(Adds detail, analyst comment)
* Sept exports +0.9 pct y/y vs +2.6 pct forecast
* Sept exports -8.8 pct m/m s/adj vs -4.0 pct forecast
* EU exports contract, U.S. shipments slow
SINGAPORE, Oct 17 Singapore's exports in
September rose less than expected as sales to Europe contracted
and shipments to the United States slowed, adding to concerns
that a sluggish global economy may bite into the city-state's
Non-oil domestic exports (NODX) grew 0.9 percent in
September from a year earlier, trade agency International
Enterprise Singapore said in a statement on Friday. That
compared with a 2.6 percent growth forecast in a Reuters poll,
and a 6.0 percent increase in August.
On a month-on-month seasonally adjusted basis, NODX dropped
8.8 percent, much weaker than the 4.0 percent decline forecast
in the poll.
Exports to the European Union declined 3.6 percent in
September, compared with a 7.0 percent rise the previous month.
"That's going to continue because we know that the situation
over in Europe, in terms of economic growth, has no upside at
all in sight," said Francis Tan, an economist for United
Overseas Bank, referring to exports to European Union.
Growth in NODX to the United States slowed with a 1.1
percent rise in September from a year earlier, compared to 5.1
percent growth in August.
The U.S. economy showed some signs of losing momentum with a
decline in retail sales and producer prices down.
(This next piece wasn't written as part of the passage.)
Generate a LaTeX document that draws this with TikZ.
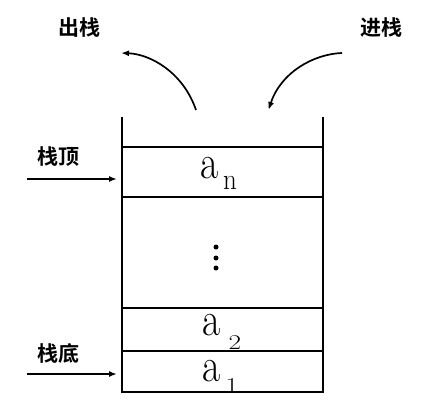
\documentclass[tikz,border=0pt]{standalone}
\usepackage{fontspec}
\newfontfamily\cjk{Noto Sans CJK SC}[BoldFont={* Bold}]
\usetikzlibrary{arrows.meta}
\begin{document}
\begin{tikzpicture}[x=1pt,y=-1pt,
  wall/.style={line width=1.7pt},
  arr/.style={line width=1.7pt,-{Latex[length=8pt,width=6pt]}},
  cjklab/.style={font=\cjk\bfseries\fontsize{21}{21}\selectfont,inner sep=0pt},
  bigA/.style={font=\fontsize{48}{48}\selectfont,inner sep=0pt,anchor=base,xscale=0.82},
  subN/.style={font=\fontsize{30}{30}\selectfont,inner sep=0pt,anchor=base,xscale=0.9},
  subD/.style={font=\fontsize{21}{21}\selectfont,inner sep=0pt,anchor=base,xscale=1.3},
  dotst/.style={fill=black,circle,inner sep=0pt,minimum size=5pt}]
\useasboundingbox (0,0) rectangle (435,405);
% stack walls and dividers
\coordinate (tl) at (122,118);
\coordinate (tr) at (323,118);
\coordinate (bl) at (122,392);
\coordinate (br) at (323,392);
% contents (drawn first so that lines lie on top)
\node[bigA] (an) at (210,178) {a};
\node[subN] (sn) at (230,189) {n};
\node[dotst] (d1) at (216,247) {};
\node[dotst] (d2) at (216,258) {};
\node[dotst] (d3) at (216,268) {};
\node[bigA] (a2) at (212,335) {a};
\node[subD] (s2) at (235,349) {2};
\node[bigA] (a1) at (212,381) {a};
\node[subD] (s1) at (232,392) {1};
\draw[wall,line cap=rect] (tl) -- (bl) -- (br) -- (tr);
\coordinate (l1) at (122,147); \coordinate (r1) at (323,147);
\coordinate (l2) at (122,197); \coordinate (r2) at (323,197);
\coordinate (l3) at (122,308); \coordinate (r3) at (323,308);
\coordinate (l4) at (122,351); \coordinate (r4) at (323,351);
\draw[wall] (l1) -- (r1);
\draw[wall] (l2) -- (r2);
\draw[wall] (l3) -- (r3);
\draw[wall] (l4) -- (r4);
% labels
\node[cjklab] (out) at (79,28) {出栈};
\node[cjklab] (in) at (381,28) {进栈};
\node[cjklab] (top) at (58,157) {栈顶};
\node[cjklab] (bot) at (58.5,353) {栈底};
% arrows
\coordinate (outs) at (196,110);
\coordinate (oute) at (121,53);
\draw[arr] (outs) .. controls (183,72) and (150,54) .. (oute);
\coordinate (ins) at (342,53);
\coordinate (ine) at (268.5,110);
\draw[arr] (ins) .. controls (314,54) and (281,72) .. (ine);
\coordinate (ta) at (27,179);
\coordinate (tb) at (117,179);
\draw[arr] (ta) -- (tb);
\coordinate (ba) at (27,374);
\coordinate (bb) at (117,374);
\draw[arr] (ba) -- (bb);
\end{tikzpicture}
\end{document}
That came amid
fears of a possible recession in Europe and a slowdown in China.
Electronics exports in September decreased 4.0 percent from
a year earlier after easing 6.9 percent in the previous month.
The sector is a key driver of Singapore's exports, but it
has been lagging regional competitors such as South Korea and
Taiwan because of stiff competition and a lack of popular
high-tech products including smartphones.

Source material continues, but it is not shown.